Another frequently heard theme is that pulmonary hypertension is a condition that can result from several different causes, and may always or at least usually have both a genetic and an environmental component. In this regard, the differentiation of "primary" and "secondary" pulmonary hypertension may have limited utility. Primary pulmonary hypertension means pulmonary hypertension of no known cause. But in a multi-causal model, this distinction begins to lose significance. For example, there is considerable ambiguity as to whether diet suppressant induced pulmonary hypertension or HIV-related pulmonary hypertension is "primary" or "secondary." They are usually called "primary" because we do not understand why and how diet suppressants and HIV trigger pulmonary hypertension in some individuals, but not others. Apparently, there must be some degree of genetic predisposition in the affected individuals. On the other hand, pulmonary hypertension as a result of liver cirrhosis or portal hypertension is always called secondary primary hypertension because we believe we understand how the underlying liver disorder gives rise to the pulmonary hypertension. However, only a small percentage of patients with such liver disorders do, in fact, get pulmonary hypertension. Once again, there appears to be a genetic predisposition as well as a secondary cause, and there appears to be as much doubt about the precise pathogenesis of such "secondary" pulmonary hypertension as there is in a case of "primary" pulmonary hypertension.

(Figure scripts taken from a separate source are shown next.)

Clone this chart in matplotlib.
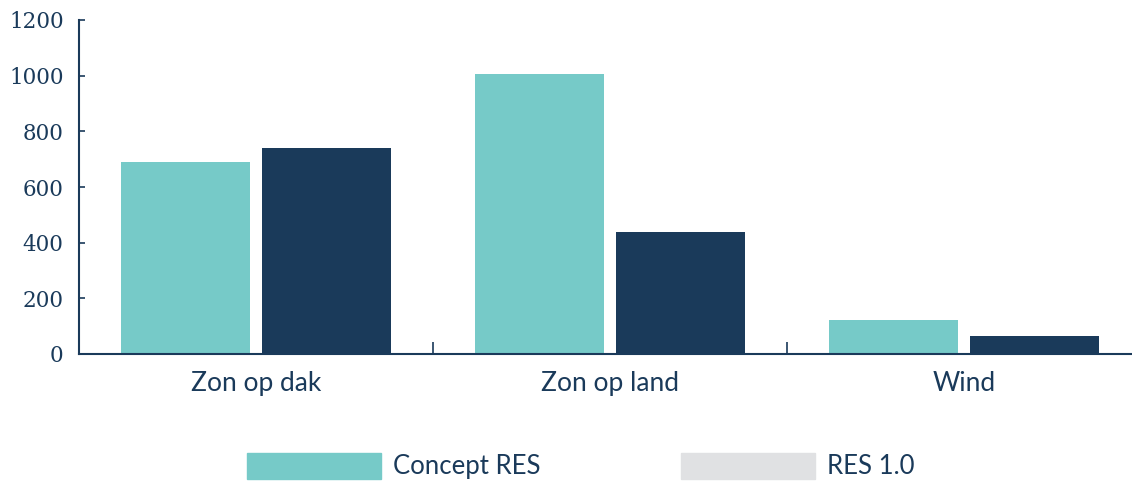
import matplotlib
matplotlib.use("Agg")
import matplotlib.pyplot as plt
from matplotlib.patches import Patch
import numpy as np

categories = ["Zon op dak", "Zon op land", "Wind"]
concept_res = [690, 1005, 122]
res_10 = [740, 438, 65]
series_names = ["Concept RES", "RES 1.0"]
y_ticks = [0, 200, 400, 600, 800, 1000, 1200]

teal = "#76cac8"
navy = "#1a3a5a"
gray = "#e0e1e3"

fig = plt.figure(figsize=(11.32, 4.82), dpi=100)
ax = fig.add_axes([79/1132, 1-354/482, 1053/1132, 334/482])

x = np.arange(len(categories))
w = 0.362
off = 0.199
ax.bar(x - off, concept_res, width=w, color=teal, zorder=2)
ax.bar(x + off, res_10, width=w, color=navy, zorder=2)

ax.set_xlim(-0.5, 2.5 - 9/354)
ax.set_ylim(0, 1200)
ax.set_yticks(y_ticks)
ax.set_yticklabels([str(t) for t in y_ticks], family="DejaVu Serif", fontsize=15.5, color=navy)
ax.set_xticks(x)
ax.set_xticklabels(categories, family="Lato", fontsize=19, color=navy)
ax.tick_params(axis="x", which="major", length=0, pad=12)
ax.set_xticks([0.5, 1.5], minor=True)
ax.tick_params(axis="x", which="minor", direction="in", length=9, width=1.2, color=navy)
ax.tick_params(axis="y", direction="in", length=4, width=1.2, color=navy, pad=11)

for s in ["top", "right"]:
    ax.spines[s].set_visible(False)
for s in ["left", "bottom"]:
    ax.spines[s].set_color(navy)
    ax.spines[s].set_linewidth(1.5)

handles = [Patch(color=teal), Patch(color=gray)]
fig.legend(handles, series_names, loc="center", bbox_to_anchor=(581/1132, 1-466/482),
           ncol=2, frameon=False, handlelength=5.2, handleheight=1.2,
           handletextpad=0.5, columnspacing=5.45, borderpad=0.2,
           prop={"family": "Lato", "size": 18.5}, labelcolor=navy)

fig.savefig("out.png", dpi=100)
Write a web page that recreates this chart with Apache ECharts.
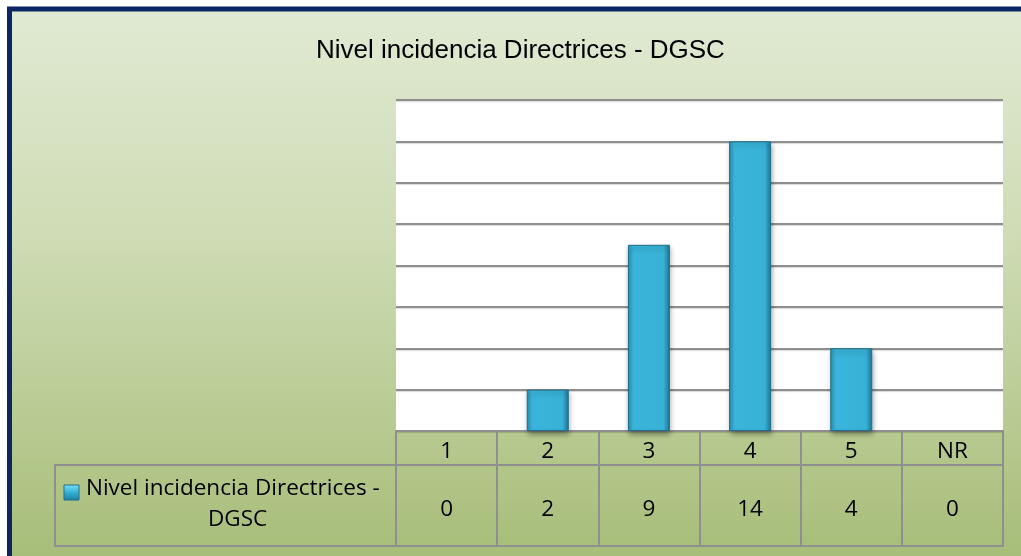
<!DOCTYPE html>
<html><head><meta charset="utf-8">
<script src="https://cdn.jsdelivr.net/npm/echarts@6/dist/echarts.min.js"></script>
<style>html,body{margin:0;padding:0;background:#fff}#c{width:1021px;height:556px}</style>
</head><body><div id="c"></div>
<script>
var titleText = 'Nivel incidencia Directrices - DGSC';
var seriesName = 'Nivel incidencia Directrices - DGSC';
var categories = ['1', '2', '3', '4', '5', 'NR'];
var values = [0, 2, 9, 14, 4, 0];
var yMin = 0, yMax = 16, yInterval = 2;

var chart = echarts.init(document.getElementById('c'));
var gray = '#8f8f8f';
var tableFont = '"Open Sans", Lato, sans-serif';
var fs = 22.5;
var barData = values.map(function (v) {
  return v === 0 ? {value: v, itemStyle: {opacity: 0}} : v;
});
chart.setOption({
  animation: false,
  graphic: [
    {type: 'rect', z: -10, shape: {x: 9.5, y: 9, width: 1030, height: 560},
     style: {stroke: '#0c2563', lineWidth: 5,
       fill: new echarts.graphic.LinearGradient(0, 0, 0, 1, [
         {offset: 0, color: '#e0ead3'}, {offset: 0.4, color: '#cfdcb5'}, {offset: 1, color: '#a5bc76'}])}},
    {type: 'rect', z: 5, shape: {x: 55, y: 465, width: 341, height: 81},
     style: {fill: 'none', stroke: gray, lineWidth: 2}},
    {type: 'rect', z: 6, shape: {x: 64, y: 485, width: 15, height: 15},
     style: {fill: new echarts.graphic.LinearGradient(0, 0, 0, 1, [
       {offset: 0, color: '#7fe0f7'}, {offset: 0.5, color: '#34b0d6'}, {offset: 1, color: '#1f7ea0'}]),
       stroke: '#1d6f8c', lineWidth: 1}},
    {type: 'text', z: 6, left: 86, top: 477,
     style: {text: 'Nivel incidencia Directrices -', font: fs + 'px ' + tableFont, fill: '#000'}},
    {type: 'text', z: 6, left: 208, top: 508,
     style: {text: 'DGSC', font: fs + 'px ' + tableFont, fill: '#000'}}
  ],
  title: {text: titleText, left: 311, top: 33,
    textStyle: {fontFamily: '"Liberation Sans", Arial, sans-serif', fontSize: 26, fontWeight: 'normal', color: '#000'}},
  grid: {left: 396, right: 18, top: 100, bottom: 125, show: true, backgroundColor: '#fff', borderWidth: 0},
  xAxis: [
    {type: 'category', data: categories, position: 'bottom',
     axisLine: {show: true, lineStyle: {color: gray, width: 2}},
     axisTick: {show: true, interval: 0, length: 115, lineStyle: {color: gray, width: 2}},
     axisLabel: {interval: 0, margin: 9, fontSize: fs, fontFamily: tableFont, color: '#000'}},
    {type: 'category', data: values.map(String), position: 'bottom', offset: 34,
     axisLine: {show: true, lineStyle: {color: gray, width: 2}},
     axisTick: {show: false},
     axisLabel: {interval: 0, margin: 33, fontSize: fs, fontFamily: tableFont, color: '#000'}},
    {type: 'category', data: categories.map(function(){return '';}), position: 'bottom', offset: 115,
     axisLine: {show: true, lineStyle: {color: gray, width: 2}},
     axisTick: {show: false}, axisLabel: {show: false}}
  ],
  yAxis: {type: 'value', min: yMin, max: yMax, interval: yInterval,
    axisLine: {show: false}, axisTick: {show: false}, axisLabel: {show: false},
    splitLine: {show: true, lineStyle: {color: gray, width: 2, shadowColor: 'rgba(0,0,0,0.15)', shadowOffsetY: 1, shadowBlur: 1}}},
  series: [{
    name: seriesName, type: 'bar', data: barData, barWidth: 42, xAxisIndex: 0,
    itemStyle: {
      color: new echarts.graphic.LinearGradient(0, 0, 1, 0, [
        {offset: 0, color: '#2a8fb3'}, {offset: 0.12, color: '#3ab5db'},
        {offset: 0.85, color: '#38b1d6'}, {offset: 1, color: '#1f7897'}]),
      borderColor: '#1f6f8a', borderWidth: 1,
      shadowColor: 'rgba(0,0,0,0.35)', shadowBlur: 5, shadowOffsetY: 3, shadowOffsetX: 1
    }
  }]
});
</script></body></html>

A final theme heard frequently at the symposium is that it is necessary to uncover each and all of the causes of pulmonary hypertension, and to develop treatments specific to each set of causes. It is most unlikely that any one drug will fully cure all types of pulmonary hypertension (although compounds such as prostacyclin can alleviate the symptoms of most kinds of pulmonary hypertension, much as aspirin alleviates the symptoms of headaches that result from many different causes). Indeed, combination drug therapy will likely be necessary for any one kind of pulmonary hypertension due to the multiple intersecting causal factors that always exist. Any of several different genetic mutations might be found to create a predisposition for pulmonary hypertension if certain environmental factors are present, and those environmental factors (e.g. diet suppressant, HIV, hypoxia, etc.) may be different for different genetic mutations. Hence it is important to learn all of the different genetic mutations that can give rise to pulmonary hypertension, so that we can understand which proteins they instruct to be or not be produced, and how those proteins end up interacting with other molecules in the complex biochemistry of the pulmonary vascular bed. The genetic mutation which causes familial primary pulmonary hypertension is especially important to uncover since it may cause PPH even in the absence of an environmental stimuli. This simplifies the task of understanding how a protein produced in a cell, under DNA-RNA instructions, ends up causing vasoconstriction and endothelial proliferation because at least there are no confounding environmental stimuli to factor in as well.

One encouraging point made at the symposium is that pulmonary hypertension is probably not systemic in origin, because it has never recurred in a person who received a lung transplant. This gives rise to hope that the causes of PPH are localized to the pulmonary vascular bed, and that if we can both halt the cause(s), and reverse the damage previously done by the cause(s), we can in fact cure the disease. A number of drug compounds are being developed to reverse the damage done by pulmonary hypertension. Even if we don’t soon find the cause(s), normal lives can be lived by pharmaceutical prevention of the damage. But every cause found and identified makes our pharmaceutical treatment strategy more directed, specific and effective. Hence, the pulmonary hypertension research community is simultaneously trying to both identify the pathogenesis of PPH and to reverse its effects. The Francois Brenot Symposium gave many researchers renewed energy and insights in carrying out these tasks.